「名前」の不調和
出典: フリー百科事典『ウィキペディア(Wikipedia)』 (2021/11/10 09:33 UTC 版)
「クラテュロス (対話篇)」の記事における「「名前」の不調和」の解説
続いてソクラテスは、これまで議論してきた「対象事物」と「名前」の一致性・類似性・対応関係の力が、果たしてどの程度のものであるかを検討する。 ソクラテスがクラテュロスに、改めて「名前」の性能を問うと、クラテュロスは、「名前」は「対象事物」を教示するものであり、(「対象事物」の性質が反映されている)「名前」を知る人は、同時に「対象事物」を知ることにもなるのだと答える。 しかしソクラテスは、もし「名前」を定めた人(命名者)の「対象事物」に対する認識が誤っていたら、「名前」に欺かれることになってしまうと指摘する。

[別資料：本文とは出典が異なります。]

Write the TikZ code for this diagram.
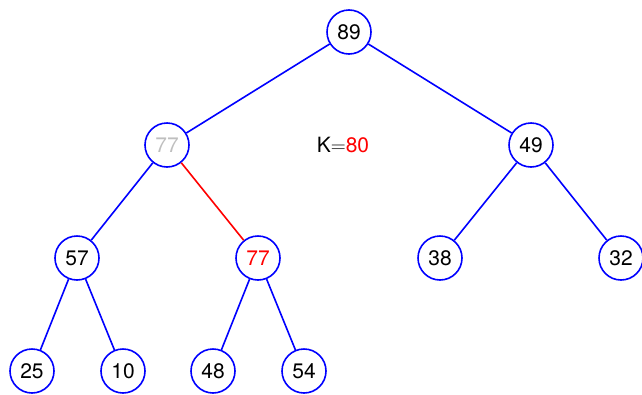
\documentclass[tikz,border=0pt]{standalone}
\usepackage{fontspec}
\setmainfont{TeX Gyre Heros}
\begin{document}
\begin{tikzpicture}[x=1pt,y=-1pt,
  nd/.style={circle,draw=blue,line width=1.6pt,minimum size=44pt,inner sep=0pt,font=\fontsize{21}{25}\selectfont},
  ed/.style={draw=blue,line width=1.6pt},
  red edge/.style={draw=red,line width=1.6pt}]
\useasboundingbox (0,0) rectangle (642,394);
\node[nd] (n89) at (349,32) {89};
\node[nd,text=lightgray] (n77a) at (167,145) {77};
\node[nd] (n49) at (531,145) {49};
\node[nd] (n57) at (77,258) {57};
\node[nd,text=red] (n77b) at (258,258) {77};
\node[nd] (n38) at (440,258) {38};
\node[nd] (n32) at (621,258) {32};
\node[nd] (n25) at (32,371) {25};
\node[nd] (n10) at (123,371) {10};
\node[nd] (n48) at (213,371) {48};
\node[nd] (n54) at (304,371) {54};
\node[font=\fontsize{21}{25}\selectfont] (k) at (343,145) {K$=$\textcolor{red}{80}};
\draw[ed] (n89) -- (n77a);
\draw[ed] (n89) -- (n49);
\draw[ed] (n77a) -- (n57);
\draw[red edge] (n77a) -- (n77b);
\draw[ed] (n49) -- (n38);
\draw[ed] (n49) -- (n32);
\draw[ed] (n57) -- (n25);
\draw[ed] (n57) -- (n10);
\draw[ed] (n77b) -- (n48);
\draw[ed] (n77b) -- (n54);
\end{tikzpicture}
\end{document}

するとクラテュロスは、もし「対象事物」についての知識が無いままに、正しくない「名前」が付けられたとしたら、それは「名前」ですらないと、従来の「誤名不可能論」(誤った名前は存在しない)を反復しつつ、また、命名者の知識・認識が誤っていない証拠として、(先のヘルモゲネスとの議論において、ソクラテス自身も「昔の命名者は、ヘラクレイトスの万物流動説と同じような考えの持ち主であり、「流動」に因んで「名前」を付けている」と指摘していたように)「全ての「名前」が、相互に調和・整合している」ことを挙げる。 しかしソクラテスは、それは幾何学で見られる誤りのように、「最初の第一歩」を誤って、それ以後、それに適合するように無理やり誤った相互調和の体系が築かれたのかもしれないので、全然命名者の弁護にはならないと反論する。 さらにソクラテスは、実際に全ての「名前」が(「流動」こそが真・善・美であるという観点・認識の下で)相互に調和しているのかも疑わしいとして、逆に「静止」こそが真・善・美であるといった観点・認識から説明できる、反証的な「名前」を、以下のように挙げていく。 「エピステーメー」(epistēmē、知識)という名前は、知識が魂を事物の上に(epi)立ち止まらせる(histēsi)から 「ベバイオン」(bebaion、堅固な)という名前は、土台(basis、基礎)という「静止」の模造品である 「ヒストリア」(historia、探究)という名前は、流れ(rhous)を止める(histēsi)から 「ピストン」(piston、信頼できる)という名前は、静止させている(histan)から 「ムネーメー」(mnēmē、記憶)という名前は、魂の内部における留まり(monē)から 「ハマルティア」(hamartia、誤謬)という名前は、共に行く(homartein)から 「シュンポラ」(symphora、災難)という名前は、共に運動する(sympheresthai)から 「アマティア」(amathia、無知)という名前は、神と共に行くもの(hama theōi ion)の歩み(poreia)から 「アコラシア」(akolasia、無節度)という名前は、事物について行くこと(akolouthia)から ソクラテスはこのように、クラテュロスの主張する(「流動」こそが真・善・美であるという観点・認識の下での)「全ての「名前」の調和」に関して、反証例を挙げていくことができることを指摘する。 クラテュロスは、しかし大多数の「名前」は、自分の主張の通りであると反論する。しかしソクラテスに、「名前」の正しさの根拠は、多数決によって決まるわけではないと諭され、同意する。